組曲「ひろしまの夏」を普及する会 公式サイト
「ひろしまの夏」作曲メモ/五十嵐健作
♪ 誕生・・・生命
生命の誕生から始まる「ひろしまの夏」は、助産師神戸さんならではの構成です。私は長男の出産の時、ラマーズ法だったので出産前に妻と一緒に講習会に数回通い呼吸法(ハッハッハッ ヒッヒッフゥ)などを教わりました、この詩を読みながら我が子の出産の時を思いだしました。

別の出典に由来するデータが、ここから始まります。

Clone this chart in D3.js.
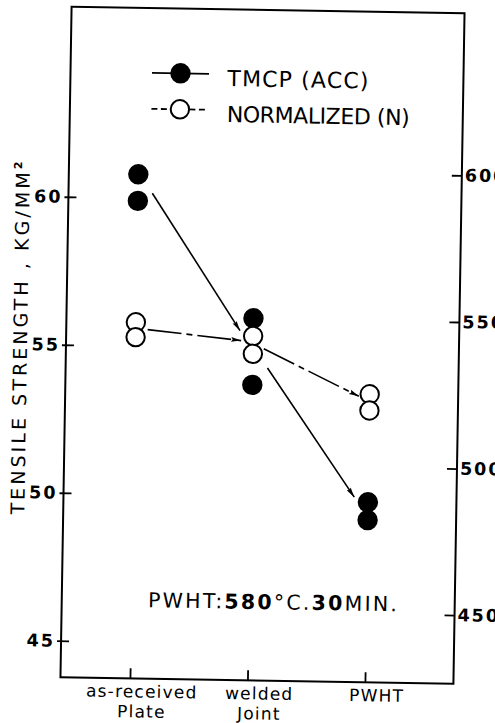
<!DOCTYPE html>
<html>
<head>
<meta charset="utf-8">
<script src="https://cdn.jsdelivr.net/npm/d3@7"></script>
<style>
  html, body { margin: 0; padding: 0; background: #fff; }
  svg { display: block; }
  text { font-family: "DejaVu Sans", sans-serif; fill: #000; }
</style>
</head>
<body>
<svg id="chart" width="495" height="723"></svg>
<script>
// ---- data -------------------------------------------------------------
const categories = ["as-received Plate", "welded Joint", "PWHT"];
const categoryLines = [["as-received", "Plate"], ["welded", "Joint"], ["PWHT"]];

// tensile strength, kg/mm², two specimens per condition
const tmcpValues = [[60.8, 59.9], [56.0, 53.75], [49.85, 49.25]];
const normValues = [[55.8, 55.3], [55.4, 54.8], [53.5, 52.95]];

// trend arrows: [categoryIndex, value] -> [categoryIndex, value]
const tmcpTrend = [[[0, 60.9], [1, 54.9]], [[1, 55.05], [2, 49.35]]];
const normTrend = [[[0, 55.6], [1, 55.2]], [[1, 55.15], [2, 53.25]]];

const leftTicks = [45, 50, 55, 60];
const rightTicks = [450, 500, 550, 600];
const legendLabels = ["TMCP (ACC)", "NORMALIZED (N)"];

// ---- layout -----------------------------------------------------------
const frame = { left: 66, right: 459, top: 10, bottom: 680.5 };
const svg = d3.select("#chart");
const root = svg.append("g").attr("transform", "rotate(0.95 262.5 345)");

const x = d3.scalePoint()
  .domain(categories)
  .range([frame.left + 69.5, frame.right - 88.5]);
const yL = d3.scaleLinear().domain([43.77, 66.42]).range([frame.bottom, frame.top]);
const yR = d3.scaleLinear().domain([426.6, 655.3]).range([frame.bottom, frame.top]);

// arrowhead
const defs = svg.append("defs");
defs.append("marker")
  .attr("id", "head")
  .attr("viewBox", "-11 -3 11 6")
  .attr("refX", 0).attr("refY", 0)
  .attr("markerWidth", 11).attr("markerHeight", 6)
  .attr("markerUnits", "userSpaceOnUse")
  .attr("orient", "auto")
  .append("path")
  .attr("d", "M0,0 L-10,-2.4 L-8.5,0 L-10,2.4 Z")
  .attr("fill", "#000");

// ---- frame and axes -----------------------------------------------------
root.append("rect")
  .attr("x", frame.left).attr("y", frame.top)
  .attr("width", frame.right - frame.left)
  .attr("height", frame.bottom - frame.top)
  .attr("fill", "none").attr("stroke", "#000").attr("stroke-width", 2);

const tickFont = sel => sel
  .attr("font-family", "'Liberation Sans', Arial, sans-serif")
  .attr("font-weight", "bold").attr("font-size", 17.5)
  .attr("letter-spacing", 2).attr("fill", "#000");

const leftAxis = root.append("g")
  .attr("transform", `translate(${frame.left},0)`)
  .call(d3.axisLeft(yL).tickValues(leftTicks).tickSizeInner(-8).tickSizeOuter(0).tickPadding(6));
leftAxis.select(".domain").remove();
leftAxis.selectAll(".tick line").attr("x1", -4).attr("stroke", "#000").attr("stroke-width", 1.8);
leftAxis.selectAll(".tick text").call(tickFont);

const rightAxis = root.append("g")
  .attr("transform", `translate(${frame.right},0)`)
  .call(d3.axisRight(yR).tickValues(rightTicks).tickSizeInner(-10).tickSizeOuter(0).tickPadding(3));
rightAxis.select(".domain").remove();
rightAxis.selectAll(".tick line").attr("stroke", "#000").attr("stroke-width", 1.8);
rightAxis.selectAll(".tick text").call(tickFont);

const bottomAxis = root.append("g")
  .attr("transform", `translate(0,${frame.bottom})`)
  .call(d3.axisBottom(x).tickSizeInner(-10).tickSizeOuter(0).tickFormat(""));
bottomAxis.select(".domain").remove();
bottomAxis.selectAll(".tick line").attr("stroke", "#000").attr("stroke-width", 1.8);

// category labels, one or two lines each
const catLabel = root.append("g").selectAll("text")
  .data(categories)
  .join("text")
  .attr("text-anchor", "middle")
  .attr("font-size", 17)
  .attr("letter-spacing", 1.2);
catLabel.each(function (d, i) {
  d3.select(this).selectAll("tspan")
    .data(categoryLines[i])
    .join("tspan")
    .attr("x", x(d) + 12)
    .attr("y", (t, j) => frame.bottom + 19 + j * 20)
    .text(t => t);
});

// y axis title
const yTitle = root.append("text")
  .attr("transform", `translate(27,342) rotate(-90)`)
  .attr("text-anchor", "middle")
  .attr("font-size", 19)
  .attr("textLength", 353)
  .attr("lengthAdjust", "spacing");
yTitle.append("tspan").text("TENSILE  STRENGTH , KG/MM");
yTitle.append("tspan").attr("dy", -8).attr("font-size", 11).attr("font-weight", "bold").text("2");

// ---- trend arrows -------------------------------------------------------
function drawTrend(segments, gap, dash) {
  segments.forEach(([a, b]) => {
    const x0 = x(categories[a[0]]), y0 = yL(a[1]);
    const x1 = x(categories[b[0]]), y1 = yL(b[1]);
    const len = Math.hypot(x1 - x0, y1 - y0);
    const ux = (x1 - x0) / len, uy = (y1 - y0) / len;
    root.append("line")
      .attr("x1", x0 + ux * gap[0]).attr("y1", y0 + uy * gap[0])
      .attr("x2", x1 - ux * gap[1]).attr("y2", y1 - uy * gap[1])
      .attr("stroke", "#000").attr("stroke-width", 1.6)
      .attr("stroke-dasharray", dash)
      .attr("marker-end", "url(#head)");
  });
}
drawTrend(tmcpTrend, [26, 24], null);
drawTrend(normTrend, [12, 12], "34,5,6,5");

// ---- points -------------------------------------------------------------
const tmcpPts = tmcpValues.flatMap((vals, i) => vals.map(v => ({ c: categories[i], v })));
const normPts = normValues.flatMap((vals, i) => vals.map(v => ({ c: categories[i], v })));

root.append("g").selectAll("circle")
  .data(tmcpPts)
  .join("circle")
  .attr("cx", d => x(d.c)).attr("cy", d => yL(d.v))
  .attr("r", 10.2)
  .attr("fill", "#000");

root.append("g").selectAll("circle")
  .data(normPts)
  .join("circle")
  .attr("cx", d => x(d.c)).attr("cy", d => yL(d.v))
  .attr("r", 9.2)
  .attr("fill", "#fff").attr("stroke", "#000").attr("stroke-width", 2);

// ---- legend -------------------------------------------------------------
const legend = root.append("g");
const legendRows = [
  { y: 74.7, filled: true, dash: null, label: legendLabels[0], width: 141 },
  { y: 110.7, filled: false, dash: "6,3.5", label: legendLabels[1], width: 183 }
];
legendRows.forEach(r => {
  legend.append("line")
    .attr("x1", 147.5).attr("x2", 204.5)
    .attr("y1", r.y).attr("y2", r.y)
    .attr("stroke", "#000").attr("stroke-width", 1.8)
    .attr("stroke-dasharray", r.dash);
  legend.append("circle")
    .attr("cx", 176).attr("cy", r.y)
    .attr("r", r.filled ? 10.2 : 9.2)
    .attr("fill", r.filled ? "#000" : "#fff")
    .attr("stroke", r.filled ? null : "#000")
    .attr("stroke-width", 2);
  legend.append("text")
    .attr("x", 223).attr("y", r.y + 12)
    .attr("font-size", 22)
    .attr("textLength", r.width)
    .attr("lengthAdjust", "spacing")
    .text(r.label);
});

// ---- heat-treatment note -------------------------------------------------
const note = root.append("text")
  .attr("x", 152.3).attr("y", 609)
  .attr("font-size", 20.5)
  .attr("textLength", 249)
  .attr("lengthAdjust", "spacing");
[["PWHT:", false], ["580", true], ["°C.", false], ["30", true], ["MIN.", false]]
  .forEach(([t, b]) => note.append("tspan").attr("font-weight", b ? "bold" : "normal").text(t));
</script>
</body>
</html>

前奏は母親の御腹の中で小さい生命が動いている様子を表現しょうと思いました。産まれるまでは喜びもあるが、子どもは五体満足で産まれるだろうか、母親は大丈夫か、など考えながらオギャーの一声を聞いた時の喜びと、助産師のおめでとうの言葉を思い起こしながら創りました。
♪ 友よ
原子爆弾による悲惨さ・惨たらしさを、どのように表現するか悩みに悩んだ時、兵隊の軍靴の音を考えました、次にB29の飛んで来る音、そして原爆投下の瞬間をどのような和音にするか、なかなか決まりませんでした。詩の部分については重く・深い言葉をどうしたら内容を伝えられるか熟慮いたしました。
♪ 兄嫁の遺言
神戸さんの言葉と兄嫁の言葉の違いをどのように音楽にするかうまくゆかず、詩を構成させて頂きました、表題も「ケロイド」を「兄嫁の遺言」とさせて頂き、遺言に焦点を当てることにしました。そして、兄嫁の神戸さんへの訴えの言葉を十分歌って訴えるようにしました。激しい言葉の部分は半音進行などで創ってみました。
♪ 七歳の黒い瞳
イメージが浮かばず悩んでいる間に、鎮魂歌にしてみようと考え、最初のテーマを広島の鐘に。言葉の部分については、一節一節の内容を伝えたいと思いました。
♪ 灯ろう流し
現在の灯ろう流しの様子から初め。58年前の悲惨な出来事。そして、未来への決意の部分に分ける構成にしました。そして、川の流れに乗って歌うメロデイにしてみました。
♪ いのちの詩を織る
暗い過去を背負いながらも、未来に向かって羽ばたいて行く音楽に出来ないだろうかと考えました。助産師の仕事場である病院は、誕生から終焉まで同居していますが、そこで働く作者は何時も朗らかで、私たちを励まし勇気を与えてくれます。その姿を季節で言えば「春」で表わしてみたいと思いました。